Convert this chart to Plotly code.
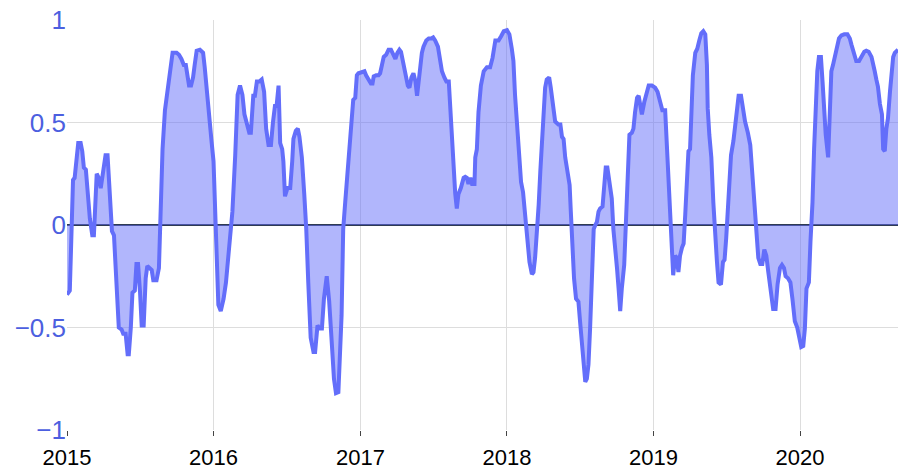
import plotly.graph_objects as go

dates = [
    "2015-01-01", "2015-01-08", "2015-01-16", "2015-01-20", "2015-01-29", "2015-02-04", "2015-02-08", "2015-02-12",
    "2015-02-17", "2015-02-27", "2015-03-05", "2015-03-09", "2015-03-16", "2015-03-21", "2015-03-26", "2015-04-01",
    "2015-04-07", "2015-04-12", "2015-04-18", "2015-04-23", "2015-04-28", "2015-05-04", "2015-05-10", "2015-05-17",
    "2015-05-21", "2015-05-27", "2015-06-01", "2015-06-04", "2015-06-09", "2015-06-13", "2015-06-19", "2015-06-23",
    "2015-06-27", "2015-07-02", "2015-07-06", "2015-07-11", "2015-07-16", "2015-07-20", "2015-07-25", "2015-07-31",
    "2015-08-04", "2015-08-12", "2015-08-18", "2015-08-22", "2015-08-27", "2015-09-02", "2015-09-07", "2015-09-11",
    "2015-09-15", "2015-09-21", "2015-10-01", "2015-10-07", "2015-10-13", "2015-10-19", "2015-10-24", "2015-10-29",
    "2015-11-01", "2015-11-06", "2015-11-11", "2015-11-15", "2015-11-20", "2015-11-28", "2015-12-06", "2015-12-10",
    "2015-12-19", "2015-12-27",
    "2016-01-01", "2016-01-05", "2016-01-09", "2016-01-13", "2016-01-19", "2016-01-26", "2016-02-01", "2016-02-09",
    "2016-02-17", "2016-02-24", "2016-03-01", "2016-03-07", "2016-03-13", "2016-03-18", "2016-03-24", "2016-03-30",
    "2016-04-03", "2016-04-09", "2016-04-13", "2016-04-18", "2016-04-24", "2016-04-30", "2016-05-06", "2016-05-11",
    "2016-05-17", "2016-05-23", "2016-05-28", "2016-06-02", "2016-06-06", "2016-06-11", "2016-06-15", "2016-06-20",
    "2016-06-23", "2016-06-27", "2016-07-03", "2016-07-10", "2016-07-15", "2016-07-18", "2016-07-24", "2016-07-29",
    "2016-08-02", "2016-08-08", "2016-08-14", "2016-08-19", "2016-08-24", "2016-08-30", "2016-09-06", "2016-09-10",
    "2016-09-16", "2016-09-21", "2016-09-27", "2016-10-02", "2016-10-09", "2016-10-15", "2016-10-22", "2016-10-27",
    "2016-11-01", "2016-11-07", "2016-11-15", "2016-11-19", "2016-11-24", "2016-12-02", "2016-12-10", "2016-12-14",
    "2016-12-19", "2016-12-23", "2016-12-27",
    "2017-01-05", "2017-01-11", "2017-01-15", "2017-01-21", "2017-01-27", "2017-01-31", "2017-02-03", "2017-02-09",
    "2017-02-15", "2017-02-19", "2017-02-24", "2017-02-28", "2017-03-06", "2017-03-12", "2017-03-18", "2017-03-23",
    "2017-03-29", "2017-04-03", "2017-04-08", "2017-04-12", "2017-04-17", "2017-04-23", "2017-04-29", "2017-05-03",
    "2017-05-08", "2017-05-13", "2017-05-18", "2017-05-22", "2017-05-26", "2017-05-30", "2017-06-03", "2017-06-07",
    "2017-06-14", "2017-06-20", "2017-06-26", "2017-07-01", "2017-07-06", "2017-07-13", "2017-07-19", "2017-07-23",
    "2017-07-29", "2017-08-03", "2017-08-09", "2017-08-13", "2017-08-17", "2017-08-21", "2017-08-25", "2017-08-29",
    "2017-09-02", "2017-09-08", "2017-09-15", "2017-09-19", "2017-09-23", "2017-09-27", "2017-10-02", "2017-10-06",
    "2017-10-12", "2017-10-14", "2017-10-18", "2017-10-22", "2017-10-28", "2017-11-04", "2017-11-12", "2017-11-20",
    "2017-11-26", "2017-12-03", "2017-12-11", "2017-12-17", "2017-12-24",
    "2018-01-01", "2018-01-07", "2018-01-13", "2018-01-17", "2018-01-21", "2018-01-26", "2018-01-30", "2018-02-05",
    "2018-02-10", "2018-02-15", "2018-02-21", "2018-02-26", "2018-03-04", "2018-03-08", "2018-03-12", "2018-03-17",
    "2018-03-21", "2018-03-25", "2018-03-29", "2018-04-02", "2018-04-06", "2018-04-10", "2018-04-16", "2018-04-20",
    "2018-04-25", "2018-05-01", "2018-05-09", "2018-05-14", "2018-05-18", "2018-05-22", "2018-05-26", "2018-06-01",
    "2018-06-06", "2018-06-09", "2018-06-13", "2018-06-17", "2018-06-22", "2018-06-28", "2018-07-02", "2018-07-07",
    "2018-07-11", "2018-07-15", "2018-07-19", "2018-07-23", "2018-07-27", "2018-08-01", "2018-08-05", "2018-08-09",
    "2018-08-13", "2018-08-17", "2018-08-21", "2018-08-27", "2018-08-31", "2018-09-04", "2018-09-08", "2018-09-13",
    "2018-09-19", "2018-09-23", "2018-09-28", "2018-10-02", "2018-10-06", "2018-10-10", "2018-10-14", "2018-10-20",
    "2018-10-25", "2018-10-30", "2018-11-02", "2018-11-08", "2018-11-12", "2018-11-16", "2018-11-21", "2018-11-25",
    "2018-11-29", "2018-12-03", "2018-12-09", "2018-12-14", "2018-12-20", "2018-12-28",
    "2019-01-05", "2019-01-11", "2019-01-17", "2019-01-23", "2019-01-30", "2019-02-03", "2019-02-07", "2019-02-11",
    "2019-02-15", "2019-02-19", "2019-02-24", "2019-02-28", "2019-03-04", "2019-03-08", "2019-03-13", "2019-03-17",
    "2019-03-21", "2019-03-25", "2019-03-29", "2019-04-02", "2019-04-05", "2019-04-09", "2019-04-15", "2019-04-20",
    "2019-04-25", "2019-04-30", "2019-05-05", "2019-05-10", "2019-05-14", "2019-05-16", "2019-05-20", "2019-05-25",
    "2019-05-30", "2019-06-04", "2019-06-08", "2019-06-12", "2019-06-18", "2019-06-23", "2019-06-27", "2019-07-01",
    "2019-07-05", "2019-07-09", "2019-07-13", "2019-07-19", "2019-07-23", "2019-07-28", "2019-08-01", "2019-08-07",
    "2019-08-11", "2019-08-17", "2019-08-24", "2019-08-30", "2019-09-03", "2019-09-07", "2019-09-11", "2019-09-15",
    "2019-09-19", "2019-09-24", "2019-09-29", "2019-10-04", "2019-10-09", "2019-10-14", "2019-10-20", "2019-10-26",
    "2019-11-01", "2019-11-06", "2019-11-12", "2019-11-17", "2019-11-22", "2019-11-26", "2019-12-02", "2019-12-08",
    "2019-12-13", "2019-12-19", "2019-12-25", "2019-12-30",
    "2020-01-04", "2020-01-09", "2020-01-13", "2020-01-17", "2020-01-23", "2020-01-27", "2020-01-29", "2020-02-01",
    "2020-02-05", "2020-02-09", "2020-02-13", "2020-02-17", "2020-02-22", "2020-02-26", "2020-03-01", "2020-03-05",
    "2020-03-11", "2020-03-15", "2020-03-19", "2020-03-23", "2020-03-28", "2020-04-01", "2020-04-07", "2020-04-13",
    "2020-04-20", "2020-04-28", "2020-05-04", "2020-05-08", "2020-05-15", "2020-05-20", "2020-05-27", "2020-06-02",
    "2020-06-09", "2020-06-14", "2020-06-20", "2020-06-27", "2020-07-01", "2020-07-05", "2020-07-09", "2020-07-13",
    "2020-07-18", "2020-07-23", "2020-07-26", "2020-07-30", "2020-08-03", "2020-08-07", "2020-08-12", "2020-08-16",
    "2020-08-20", "2020-08-24", "2020-08-30", "2020-09-01",
]

values = [
    -0.34, -0.32, 0.22, 0.23, 0.40, 0.40, 0.36, 0.28,
    0.27, 0.03, -0.05, -0.05, 0.25, 0.23, 0.18, 0.26,
    0.34, 0.34, 0.11, -0.03, -0.05, -0.31, -0.50, -0.51,
    -0.53, -0.53, -0.63, -0.63, -0.50, -0.33, -0.32, -0.19,
    -0.19, -0.33, -0.49, -0.49, -0.26, -0.20, -0.21, -0.22,
    -0.27, -0.27, -0.21, 0.02, 0.37, 0.56, 0.64, 0.68,
    0.74, 0.84, 0.84, 0.83, 0.81, 0.78, 0.78, 0.73,
    0.68, 0.68, 0.72, 0.78, 0.85, 0.855, 0.84, 0.77,
    0.55, 0.41,
    0.31, 0.065, -0.15, -0.39, -0.42, -0.36, -0.28, -0.10,
    0.065, 0.34, 0.635, 0.68, 0.635, 0.54, 0.49, 0.45,
    0.45, 0.63, 0.63, 0.70, 0.70, 0.71, 0.65, 0.47,
    0.39, 0.39, 0.50, 0.58, 0.58, 0.68, 0.40, 0.37,
    0.31, 0.14, 0.18, 0.18, 0.31, 0.42, 0.46, 0.47,
    0.43, 0.33, 0.15, -0.02, -0.28, -0.55, -0.62, -0.62,
    -0.49, -0.505, -0.505, -0.36, -0.25, -0.37, -0.59, -0.75,
    -0.82, -0.815, -0.44, -0.02, 0.11, 0.33, 0.55, 0.61,
    0.62, 0.73, 0.74,
    0.745, 0.75, 0.73, 0.71, 0.69, 0.69, 0.725, 0.73,
    0.73, 0.74, 0.79, 0.82, 0.83, 0.855, 0.855, 0.83,
    0.81, 0.84, 0.855, 0.845, 0.80, 0.75, 0.68, 0.67,
    0.72, 0.74, 0.70, 0.63, 0.70, 0.80, 0.84, 0.87,
    0.90, 0.91, 0.91, 0.915, 0.90, 0.87, 0.80, 0.75,
    0.72, 0.70, 0.70, 0.54, 0.41, 0.26, 0.155, 0.08,
    0.15, 0.18, 0.23, 0.235, 0.23, 0.20, 0.23, 0.20,
    0.20, 0.33, 0.37, 0.55, 0.68, 0.75, 0.77, 0.77,
    0.815, 0.90, 0.90, 0.92, 0.945,
    0.95, 0.93, 0.86, 0.80, 0.635, 0.49, 0.34, 0.21,
    0.16, 0.05, -0.08, -0.18, -0.24, -0.23, -0.16, -0.03,
    0.10, 0.26, 0.41, 0.55, 0.67, 0.71, 0.72, 0.67,
    0.59, 0.505, 0.49, 0.49, 0.43, 0.42, 0.33, 0.26,
    0.195, 0.065, -0.11, -0.26, -0.36, -0.375, -0.47, -0.59,
    -0.68, -0.765, -0.75, -0.68, -0.505, -0.28, -0.02, 0.0,
    0.015, 0.065, 0.08, 0.09, 0.21, 0.28, 0.28, 0.21,
    0.13, -0.02, -0.11, -0.21, -0.31, -0.42, -0.31, -0.195,
    0.05, 0.29, 0.44, 0.45, 0.47, 0.55, 0.62, 0.63,
    0.57, 0.54, 0.60, 0.64, 0.68, 0.68,
    0.67, 0.65, 0.61, 0.56, 0.56, 0.41, 0.26, 0.08,
    -0.11, -0.245, -0.15, -0.16, -0.23, -0.15, -0.11, -0.09,
    0.05, 0.21, 0.36, 0.37, 0.54, 0.73, 0.84, 0.86,
    0.90, 0.935, 0.945, 0.93, 0.78, 0.57, 0.44, 0.33,
    0.11, -0.08, -0.18, -0.28, -0.29, -0.18, -0.17, -0.065,
    0.08, 0.245, 0.34, 0.41, 0.48, 0.55, 0.63, 0.63,
    0.57, 0.505, 0.45, 0.39, 0.28, 0.15, 0.05, -0.10,
    -0.16, -0.19, -0.19, -0.12, -0.15, -0.23, -0.33, -0.41,
    -0.41, -0.29, -0.21, -0.195, -0.21, -0.25, -0.26, -0.28,
    -0.36, -0.47, -0.50, -0.54,
    -0.595, -0.59, -0.505, -0.31, -0.28, -0.08, 0.0, 0.11,
    0.37, 0.57, 0.75, 0.82, 0.82, 0.70, 0.55, 0.44,
    0.33, 0.57, 0.75, 0.78, 0.83, 0.87, 0.91, 0.925,
    0.93, 0.93, 0.91, 0.88, 0.84, 0.80, 0.80, 0.82,
    0.845, 0.85, 0.845, 0.82, 0.79, 0.75, 0.71, 0.675,
    0.59, 0.54, 0.37, 0.36, 0.47, 0.52, 0.65, 0.75,
    0.82, 0.84, 0.855, 0.855,
]

year_ticks = ["2015-01-01", "2016-01-01", "2017-01-01", "2018-01-01", "2019-01-01", "2020-01-01"]
year_labels = ["2015", "2016", "2017", "2018", "2019", "2020"]

LINE = "#636efa"

fig = go.Figure(
    go.Scatter(
        x=dates,
        y=values,
        mode="lines",
        fill="tozeroy",
        line=dict(color=LINE, width=4),
        fillcolor="rgba(99,110,250,0.5)",
        hoverinfo="skip",
    )
)

fig.update_layout(
    width=898,
    height=470,
    margin=dict(l=67, r=0, t=20, b=40),
    paper_bgcolor="white",
    plot_bgcolor="white",
    showlegend=False,
    font=dict(family="Arial, Liberation Sans, sans-serif"),
)

fig.update_xaxes(
    type="date",
    range=[dates[0], dates[-1]],
    tickvals=year_ticks,
    ticktext=year_labels,
    showgrid=True,
    gridcolor="#dddddd",
    gridwidth=1,
    ticks="outside",
    ticklen=5,
    tickcolor="#444444",
    tickfont=dict(size=22, color="black"),
    ticklabelstandoff=3,
    showline=False,
    zeroline=False,
)

fig.update_yaxes(
    range=[-1, 1],
    tickvals=[-1, -0.5, 0, 0.5, 1],
    showgrid=True,
    gridcolor="#dddddd",
    gridwidth=1,
    zeroline=True,
    zerolinecolor="#2f3b52",
    zerolinewidth=2,
    tickfont=dict(size=26, color="#4c5fe0"),
    showline=False,
    ticks="",
)

fig.write_html(
    "out.html",
    config={"displayModeBar": False},
    post_script="document.body.style.margin='0';document.body.style.overflow='hidden';",
)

__________________________________________________

Give again, exactly, the lines from the start of the data through the one holding "import plotly.graph_objects as go"; omit the pictures.

Convert this chart to Plotly code.
import plotly.graph_objects as go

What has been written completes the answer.